DATA SHOWN >>
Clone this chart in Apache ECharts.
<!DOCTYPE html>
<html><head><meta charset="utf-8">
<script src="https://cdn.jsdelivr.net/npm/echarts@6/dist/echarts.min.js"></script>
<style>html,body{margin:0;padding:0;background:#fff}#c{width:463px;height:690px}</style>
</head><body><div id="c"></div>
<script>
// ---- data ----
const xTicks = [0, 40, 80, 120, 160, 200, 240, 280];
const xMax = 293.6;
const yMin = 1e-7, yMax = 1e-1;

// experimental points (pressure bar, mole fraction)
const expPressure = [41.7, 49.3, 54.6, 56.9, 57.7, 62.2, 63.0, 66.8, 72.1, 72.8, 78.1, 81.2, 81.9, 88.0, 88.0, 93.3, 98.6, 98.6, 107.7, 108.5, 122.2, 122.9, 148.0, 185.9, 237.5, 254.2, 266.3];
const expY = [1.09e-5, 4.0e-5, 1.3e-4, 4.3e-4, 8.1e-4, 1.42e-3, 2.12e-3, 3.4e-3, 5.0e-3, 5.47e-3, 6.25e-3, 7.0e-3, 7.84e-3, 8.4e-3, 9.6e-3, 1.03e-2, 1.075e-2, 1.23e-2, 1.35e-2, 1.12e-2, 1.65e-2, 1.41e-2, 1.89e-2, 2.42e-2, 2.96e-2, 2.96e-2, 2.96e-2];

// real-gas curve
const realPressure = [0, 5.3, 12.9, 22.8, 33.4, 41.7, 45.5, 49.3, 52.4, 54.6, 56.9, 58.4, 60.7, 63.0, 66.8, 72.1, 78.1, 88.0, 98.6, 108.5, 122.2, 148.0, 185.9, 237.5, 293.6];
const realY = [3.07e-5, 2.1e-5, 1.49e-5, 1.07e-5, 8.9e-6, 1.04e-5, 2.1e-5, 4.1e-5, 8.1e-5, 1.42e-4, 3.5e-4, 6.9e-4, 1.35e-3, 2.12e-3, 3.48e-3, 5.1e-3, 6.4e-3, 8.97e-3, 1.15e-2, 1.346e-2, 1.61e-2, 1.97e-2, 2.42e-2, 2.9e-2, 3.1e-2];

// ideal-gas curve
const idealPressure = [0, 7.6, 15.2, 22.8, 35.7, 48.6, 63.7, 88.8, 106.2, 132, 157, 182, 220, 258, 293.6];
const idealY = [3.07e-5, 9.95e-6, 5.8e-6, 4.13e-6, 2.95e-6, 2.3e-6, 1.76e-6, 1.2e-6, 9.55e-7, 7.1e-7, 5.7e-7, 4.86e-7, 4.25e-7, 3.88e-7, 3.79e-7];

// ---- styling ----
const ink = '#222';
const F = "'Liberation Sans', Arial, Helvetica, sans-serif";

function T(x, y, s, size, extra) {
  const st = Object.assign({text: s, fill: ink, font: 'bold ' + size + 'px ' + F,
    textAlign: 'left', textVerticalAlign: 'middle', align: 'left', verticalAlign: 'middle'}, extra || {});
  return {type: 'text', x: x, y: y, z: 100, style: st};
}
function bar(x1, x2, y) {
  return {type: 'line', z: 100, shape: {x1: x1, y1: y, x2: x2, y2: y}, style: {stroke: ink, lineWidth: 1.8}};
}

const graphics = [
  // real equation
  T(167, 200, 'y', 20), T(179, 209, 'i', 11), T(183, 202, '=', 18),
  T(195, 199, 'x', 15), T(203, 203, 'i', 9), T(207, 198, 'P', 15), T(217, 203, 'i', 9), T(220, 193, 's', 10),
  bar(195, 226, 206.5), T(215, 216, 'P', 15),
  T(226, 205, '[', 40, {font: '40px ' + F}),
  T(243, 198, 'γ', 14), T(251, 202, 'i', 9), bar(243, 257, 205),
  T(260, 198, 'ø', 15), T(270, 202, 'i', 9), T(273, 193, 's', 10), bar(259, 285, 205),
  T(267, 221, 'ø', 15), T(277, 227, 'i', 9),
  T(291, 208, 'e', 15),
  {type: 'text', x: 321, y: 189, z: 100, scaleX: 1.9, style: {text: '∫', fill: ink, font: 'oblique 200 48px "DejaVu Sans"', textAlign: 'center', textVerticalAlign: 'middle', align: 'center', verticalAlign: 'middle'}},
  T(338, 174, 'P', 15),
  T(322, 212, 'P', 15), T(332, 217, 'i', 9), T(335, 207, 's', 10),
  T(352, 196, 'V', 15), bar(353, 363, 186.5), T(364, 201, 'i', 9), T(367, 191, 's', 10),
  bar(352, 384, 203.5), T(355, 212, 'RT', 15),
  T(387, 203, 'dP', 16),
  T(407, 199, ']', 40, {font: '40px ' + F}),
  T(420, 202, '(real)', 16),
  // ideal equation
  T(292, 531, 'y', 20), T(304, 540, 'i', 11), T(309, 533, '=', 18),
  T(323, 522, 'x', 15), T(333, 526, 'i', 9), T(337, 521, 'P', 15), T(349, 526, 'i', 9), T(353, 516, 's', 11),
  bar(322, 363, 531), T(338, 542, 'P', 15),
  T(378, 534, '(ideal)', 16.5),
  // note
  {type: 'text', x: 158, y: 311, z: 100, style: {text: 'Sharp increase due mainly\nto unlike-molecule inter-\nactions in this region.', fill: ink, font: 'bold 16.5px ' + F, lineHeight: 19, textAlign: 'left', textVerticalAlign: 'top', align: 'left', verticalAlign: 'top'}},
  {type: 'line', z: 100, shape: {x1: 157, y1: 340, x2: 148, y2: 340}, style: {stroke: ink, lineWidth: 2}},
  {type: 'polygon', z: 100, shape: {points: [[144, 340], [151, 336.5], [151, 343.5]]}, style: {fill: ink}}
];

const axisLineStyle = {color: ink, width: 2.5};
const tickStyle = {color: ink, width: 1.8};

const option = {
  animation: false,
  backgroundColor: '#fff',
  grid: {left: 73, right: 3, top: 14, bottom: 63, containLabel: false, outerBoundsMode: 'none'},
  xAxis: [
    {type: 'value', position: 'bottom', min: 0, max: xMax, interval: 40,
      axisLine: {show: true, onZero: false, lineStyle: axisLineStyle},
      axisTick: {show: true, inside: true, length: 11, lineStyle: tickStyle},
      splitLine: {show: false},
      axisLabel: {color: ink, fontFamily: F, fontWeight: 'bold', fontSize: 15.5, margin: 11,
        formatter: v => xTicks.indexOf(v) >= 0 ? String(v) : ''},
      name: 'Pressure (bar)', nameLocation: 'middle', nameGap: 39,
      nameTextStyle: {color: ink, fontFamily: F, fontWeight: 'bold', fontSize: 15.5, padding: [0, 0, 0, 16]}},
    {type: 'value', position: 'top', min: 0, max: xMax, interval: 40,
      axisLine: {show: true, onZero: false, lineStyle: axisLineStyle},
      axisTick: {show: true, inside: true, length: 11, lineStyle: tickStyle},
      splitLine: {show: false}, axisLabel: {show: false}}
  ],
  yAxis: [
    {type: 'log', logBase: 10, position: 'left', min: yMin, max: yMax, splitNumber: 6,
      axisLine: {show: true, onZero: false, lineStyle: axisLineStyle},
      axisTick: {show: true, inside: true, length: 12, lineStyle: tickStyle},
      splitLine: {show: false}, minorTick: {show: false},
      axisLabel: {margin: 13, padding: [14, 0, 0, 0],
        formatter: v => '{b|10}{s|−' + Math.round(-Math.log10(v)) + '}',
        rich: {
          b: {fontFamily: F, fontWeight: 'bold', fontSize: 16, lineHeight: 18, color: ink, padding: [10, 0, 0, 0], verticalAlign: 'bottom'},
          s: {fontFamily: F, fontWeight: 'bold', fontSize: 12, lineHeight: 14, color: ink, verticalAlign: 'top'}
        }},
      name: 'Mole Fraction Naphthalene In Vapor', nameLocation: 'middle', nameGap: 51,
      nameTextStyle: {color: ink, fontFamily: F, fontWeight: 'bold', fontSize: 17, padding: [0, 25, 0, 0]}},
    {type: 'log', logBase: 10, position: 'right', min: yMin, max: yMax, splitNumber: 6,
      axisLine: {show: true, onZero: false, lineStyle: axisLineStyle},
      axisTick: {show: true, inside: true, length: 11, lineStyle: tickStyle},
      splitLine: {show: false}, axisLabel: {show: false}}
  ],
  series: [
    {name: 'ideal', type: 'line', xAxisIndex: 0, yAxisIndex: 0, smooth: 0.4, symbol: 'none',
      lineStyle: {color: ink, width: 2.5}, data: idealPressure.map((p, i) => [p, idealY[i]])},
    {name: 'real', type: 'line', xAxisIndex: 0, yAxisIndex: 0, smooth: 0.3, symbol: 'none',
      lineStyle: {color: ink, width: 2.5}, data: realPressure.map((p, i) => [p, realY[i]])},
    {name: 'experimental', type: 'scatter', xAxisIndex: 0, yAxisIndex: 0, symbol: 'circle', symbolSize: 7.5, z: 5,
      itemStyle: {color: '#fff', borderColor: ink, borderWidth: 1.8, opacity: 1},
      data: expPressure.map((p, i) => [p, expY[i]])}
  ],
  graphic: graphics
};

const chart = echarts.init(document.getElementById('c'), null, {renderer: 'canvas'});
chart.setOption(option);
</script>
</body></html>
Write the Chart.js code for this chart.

THE TASK >> Write out the listing's lines exactly, from its first line through the line that contains "const yMin = 1e-7, yMax = 1e-1;", and stop there.

RESPONSE TO THE EXERCISE >>
Clone this chart in Apache ECharts.
<!DOCTYPE html>
<html><head><meta charset="utf-8">
<script src="https://cdn.jsdelivr.net/npm/echarts@6/dist/echarts.min.js"></script>
<style>html,body{margin:0;padding:0;background:#fff}#c{width:463px;height:690px}</style>
</head><body><div id="c"></div>
<script>
// ---- data ----
const xTicks = [0, 40, 80, 120, 160, 200, 240, 280];
const xMax = 293.6;
const yMin = 1e-7, yMax = 1e-1;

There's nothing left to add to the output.